O primo Basílio na produção de Eça de Queiroz



O PRIMO BASÍLIO E O ESPAÇO: BREVES CONSIDERAÇÕES

O primo Basílio na produção de Eça de Queiroz

"Em 1878 é publicado em Portugal O primo Basílio, escrito por Eça de Queiroz em New-Castle, onde ocupava o cargo de cônsul. Esse romance:

É, em termos de técnica de ficção, o momento em que o literato se descobre escritor profissional, enquanto vai desenvolvendo, com desembaraço e confiança, um processo romanesco de fundo irônico e seu, por mais que tivesse traduzido e adaptado elementos colhidos em autores estrangeiros, particularmente em Flaubert e Dickens
(ROSA, 1964, p.245).

Nessa obra, Eça desvia seu olhar da vida provinciana portuguesa, retratada em O Crime do Padre Amaro, e sob a rubrica de “episódio doméstico” retrata e analisa a constituição e o funcionamento de uma família burguesa assim definida pelo próprio romancista em carta endereçada a Teófilo Braga: “família lisboeta, produto do namoro, reunião desagradável de egoísmos que se contradizem, e mais tarde ou mais cedo, centro de bombachata” (QUEIROZ, 1945, p.101).

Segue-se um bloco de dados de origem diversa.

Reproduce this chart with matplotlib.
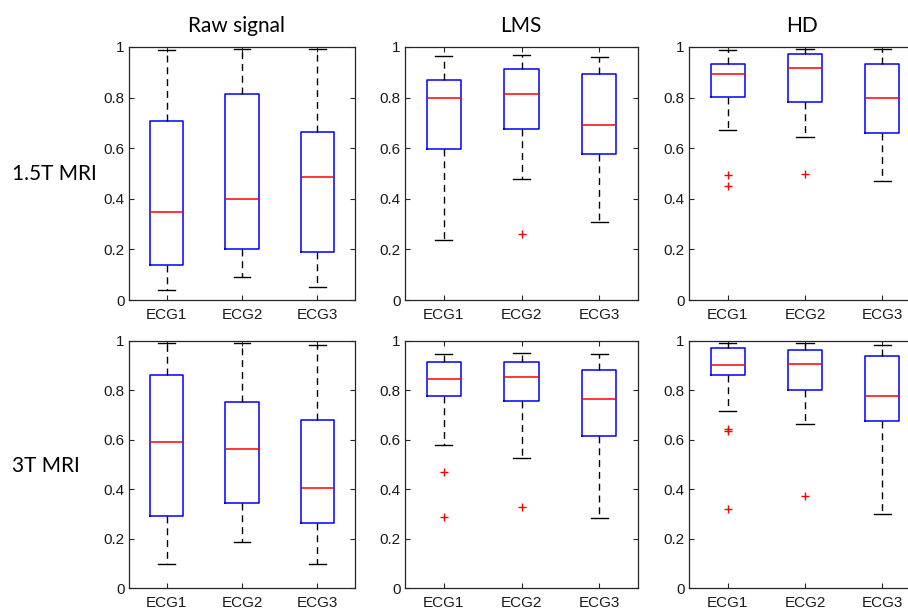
import matplotlib
matplotlib.use('Agg')
import matplotlib.pyplot as plt

# Group labels and panel headings
groups = ['ECG1', 'ECG2', 'ECG3']
col_titles = ['Raw signal', 'LMS', 'HD']
row_titles = ['1.5T MRI', '3T MRI']

# Five-number summaries per group: [lower whisker, q1, median, q3, upper whisker]
raw_15t = [[0.039, 0.137, 0.347, 0.708, 0.989],
           [0.089, 0.201, 0.400, 0.813, 0.993],
           [0.051, 0.189, 0.486, 0.663, 0.992]]
lms_15t = [[0.237, 0.595, 0.800, 0.870, 0.965],
           [0.480, 0.675, 0.816, 0.915, 0.967],
           [0.309, 0.579, 0.693, 0.895, 0.962]]
hd_15t = [[0.671, 0.801, 0.893, 0.934, 0.987],
          [0.645, 0.784, 0.918, 0.972, 0.993],
          [0.470, 0.661, 0.799, 0.932, 0.991]]
raw_3t = [[0.099, 0.290, 0.590, 0.864, 0.992],
          [0.185, 0.343, 0.563, 0.754, 0.992],
          [0.096, 0.263, 0.405, 0.680, 0.984]]
lms_3t = [[0.579, 0.776, 0.845, 0.915, 0.946],
          [0.525, 0.758, 0.854, 0.915, 0.951],
          [0.283, 0.617, 0.765, 0.881, 0.949]]
hd_3t = [[0.717, 0.861, 0.901, 0.972, 0.992],
         [0.663, 0.802, 0.907, 0.965, 0.992],
         [0.300, 0.676, 0.777, 0.939, 0.984]]

# Outliers per group
raw_15t_out = [[], [], []]
lms_15t_out = [[], [0.261], []]
hd_15t_out = [[0.496, 0.451], [0.497], []]
raw_3t_out = [[], [], []]
lms_3t_out = [[0.468, 0.286], [0.328], []]
hd_3t_out = [[0.645, 0.637, 0.318], [0.374], []]

yticks = [0, 0.2, 0.4, 0.6, 0.8, 1]
ytick_labels = ['0', '0.2', '0.4', '0.6', '0.8', '1']

panels = [[(raw_15t, raw_15t_out), (lms_15t, lms_15t_out), (hd_15t, hd_15t_out)],
          [(raw_3t, raw_3t_out), (lms_3t, lms_3t_out), (hd_3t, hd_3t_out)]]

W, H = 908, 608
fig = plt.figure(figsize=(W / 100, H / 100), dpi=100)

# axes boxes in pixels: (left, right) per column, (top, bottom) per row
# (the right column runs past the edge, as in the cropped original)
col_px = [(129, 355), (405, 638), (689, 921)]
row_px = [(47, 300), (341, 588)]

tick_font = {'family': ['Liberation Sans', 'DejaVu Sans'], 'size': 11}
head_font = ['Lato', 'DejaVu Sans']


def make_stats(summary, outliers):
    stats = []
    for s, out in zip(summary, outliers):
        stats.append({'whislo': s[0], 'q1': s[1], 'med': s[2],
                      'q3': s[3], 'whishi': s[4], 'fliers': out})
    return stats


for r, (top, bot) in enumerate(row_px):
    for c, (left, right) in enumerate(col_px):
        ax = fig.add_axes([left / W, 1 - bot / H, (right - left) / W, (bot - top) / H])
        summary, outliers = panels[r][c]
        ax.bxp(make_stats(summary, outliers), positions=[1, 2, 3], widths=0.44,
               showfliers=True,
               boxprops=dict(color='#0000FF', linewidth=1.1),
               medianprops=dict(color='#FF0000', linewidth=1.1),
               whiskerprops=dict(color='black', linewidth=1.0, linestyle=(0, (5, 3.5))),
               capprops=dict(color='black', linewidth=1.0),
               capwidths=0.22,
               flierprops=dict(marker='+', markeredgecolor='#FF0000',
                               markersize=6, linestyle='none'))
        ax.set_xlim(0.5, 3.5)
        ax.set_ylim(0, 1)
        ax.set_yticks(yticks)
        ax.set_yticklabels(ytick_labels, fontdict=tick_font)
        ax.set_xticks([1, 2, 3])
        ax.set_xticklabels(groups, fontdict=tick_font)
        ax.tick_params(direction='in', top=True, right=True, length=3.5,
                       width=0.8, color='#262626', labelcolor='#1a1a1a')
        ax.tick_params(axis='y', pad=3)
        ax.tick_params(axis='x', pad=6)
        for sp in ax.spines.values():
            sp.set_color('#262626')
            sp.set_linewidth(0.9)

# column headings
for c, title in enumerate(col_titles):
    cx = [236, 521, 802][c]
    fig.text(cx / W, 1 - 32 / H, title, ha='center', va='baseline',
             family=head_font, fontsize=15, color='black')

# row headings
for r, title in enumerate(row_titles):
    cy = [174, 466][r]
    fig.text(12 / W, 1 - cy / H, title, ha='left', va='center',
             family=head_font, fontsize=15, color='black')

fig.savefig('out.png', dpi=100, facecolor='white')
plt.close(fig)
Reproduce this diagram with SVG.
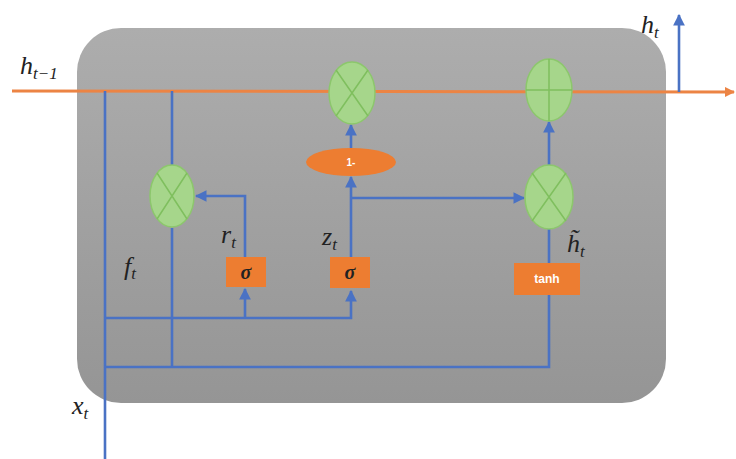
<svg xmlns="http://www.w3.org/2000/svg" width="736" height="459" viewBox="0 0 736 459">
<defs>
<linearGradient id="bg" x1="0" y1="0" x2="0" y2="1">
<stop offset="0" stop-color="#adadad"/>
<stop offset="1" stop-color="#959595"/>
</linearGradient>
<marker id="ab" viewBox="0 0 10 10" refX="9" refY="5" markerWidth="4.5" markerHeight="4.5" orient="auto" markerUnits="strokeWidth">
<path d="M0,0 L10,5 L0,10 Z" fill="#4a72c4"/>
</marker>
<marker id="ao" viewBox="0 0 10 10" refX="9" refY="5" markerWidth="3.5" markerHeight="3.5" orient="auto" markerUnits="strokeWidth">
<path d="M0,0 L10,5 L0,10 Z" fill="#ec8444"/>
</marker>
</defs>
<style>
.b{stroke:#4a72c4;stroke-width:2.6;fill:none}
.g{fill:#a6d68b;stroke:#8cc76c;stroke-width:1.5}
.gx{stroke:#7fbf5e;stroke-width:1.5;fill:none}
.ob{fill:#ed7d31}
.m{font-family:"Liberation Serif","DejaVu Serif",serif;font-style:italic;fill:#222}
.w{font-family:"Liberation Sans",Arial,sans-serif;font-weight:bold;fill:#fff}
</style>
<rect x="77" y="28" width="589" height="375" rx="44" ry="44" fill="url(#bg)"/>
<g id="connectors">
<line x1="12" y1="91" x2="734" y2="92" stroke="#ec8444" stroke-width="3" marker-end="url(#ao)"/>
<polyline class="b" points="105,91 105,459"/>
<polyline class="b" points="172,91 172,165"/>
<polyline class="b" points="172,228 172,367"/>
<polyline class="b" points="105,367 549,367 549,295"/>
<polyline class="b" points="105,318 351,318 351,291" marker-end="url(#ab)"/>
<polyline class="b" points="245,318 245,289" marker-end="url(#ab)"/>
<polyline class="b" points="245,257 245,196 196,196" marker-end="url(#ab)"/>
<polyline class="b" points="351,257 351,177" marker-end="url(#ab)"/>
<polyline class="b" points="351,198 524,198" marker-end="url(#ab)"/>
<polyline class="b" points="351,148 351,125" marker-end="url(#ab)"/>
<polyline class="b" points="549,263 549,229"/>
<polyline class="b" points="549,165 549,122" marker-end="url(#ab)"/>
<polyline class="b" points="679,92 679,15" marker-end="url(#ab)"/>
</g>
<g id="mul_r">
<ellipse class="g" cx="172" cy="196" rx="22" ry="31"/>
<path class="gx" d="M157,173 L187,219 M187,173 L157,219"/>
</g>
<g id="mul_z">
<ellipse class="g" cx="352" cy="93" rx="23" ry="31"/>
<path class="gx" d="M336,70 L368,116 M368,70 L336,116"/>
</g>
<g id="plus">
<ellipse class="g" cx="549" cy="90" rx="23" ry="31"/>
<path class="gx" d="M526,90 L572,90 M549,59 L549,121"/>
</g>
<g id="mul_h">
<ellipse class="g" cx="549" cy="197" rx="24" ry="32"/>
<path class="gx" d="M532,173 L566,221 M566,173 L532,221"/>
</g>
<g id="one_minus">
<ellipse class="ob" cx="351" cy="162" rx="45" ry="14"/>
<text class="w" x="351" y="166" font-size="10" text-anchor="middle">1-</text>
</g>
<g id="sigma_r">
<rect class="ob" x="226" y="257" width="40" height="30"/>
<text class="m" x="246" y="279" font-size="20" text-anchor="middle" font-weight="bold" fill="#3a2a1a">σ</text>
</g>
<g id="sigma_z">
<rect class="ob" x="330" y="257" width="40" height="31"/>
<text class="m" x="350" y="279" font-size="20" text-anchor="middle" font-weight="bold" fill="#3a2a1a">σ</text>
</g>
<g id="tanh">
<rect class="ob" x="514" y="263" width="66" height="32"/>
<text class="w" x="547" y="283" font-size="12" text-anchor="middle">tanh</text>
</g>
<g id="labels">
<text class="m" x="20" y="74" font-size="26">h<tspan font-size="17" dy="5">t−1</tspan></text>
<text class="m" x="641" y="33" font-size="26">h<tspan font-size="17" dy="5">t</tspan></text>
<text class="m" x="124" y="275" font-size="26">f<tspan font-size="17" dy="4">t</tspan></text>
<text class="m" x="221" y="243" font-size="26">r<tspan font-size="17" dy="5">t</tspan></text>
<text class="m" x="322" y="245" font-size="26">z<tspan font-size="17" dy="5">t</tspan></text>
<text class="m" x="567" y="252" font-size="26">h̃<tspan font-size="17" dy="5">t</tspan></text>
<text class="m" x="72" y="414" font-size="26">x<tspan font-size="17" dy="5">t</tspan></text>
</g>
</svg>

Partindo desse princípio, Eça reúne, em O primo Basílio, personagens distintas, que representam as diversas facetas da sociedade, e ao delineá-las, definindo seus caracteres, tece severas críticas à sociedade contemporânea:

A mulher, o marido, a criada e o primo sedutor estão no centro da intriga. O casamento foi para Luísa um expediente de vida, uma forma de se libertar das servidões da vida de solteira. Não a liga ao marido uma afeição séria, falta-lhe a preparação para um trabalho responsável, a sua imaginação na ociosidade é alvoroçada pelas leituras românticas e pelas confidências de uma amiga useira em aventuras. O primo Basílio, que é um desfrutador, encontra o terreno preparado. À volta deste núcleo figuras significativas de outros vícios da vida portuguesa. É um deles o conselheiro Acácio, em que Eça pretende representar a incapacidade mental dos dirigentes políticos do país. Outro, Ernestinho, o representante da vacuidade e futilidade dos meios literários de Lisboa. A figura mais poderosa do romance é porventura a criada Juliana dominada pelo ódio contra a patroa: arde nessa paixão como certas personagens de Balzac
(SARAIVA, 1966, p.247).

Ferreira (1966, p.1033-1034) considera que Eça, percorrendo a América, residindo na Inglaterra e nutrindo grande afeição pela França, descobria em seu país somente pobrezas e injustiças, o que lhe despertava reações e repulsas. O resultado de tais sentimentos é uma notabilíssima obra em que proliferam agressões aos hábitos burgueses na segunda metade do século XIX. Ao se referir a Eça, o crítico ressalta também que “sua luneta irônica rebuscava com voluptuosidade o pandilha, que ele expunha com sorrisos de mofa como exemplar típico das coisas lusitanas” (1966, p. 1033).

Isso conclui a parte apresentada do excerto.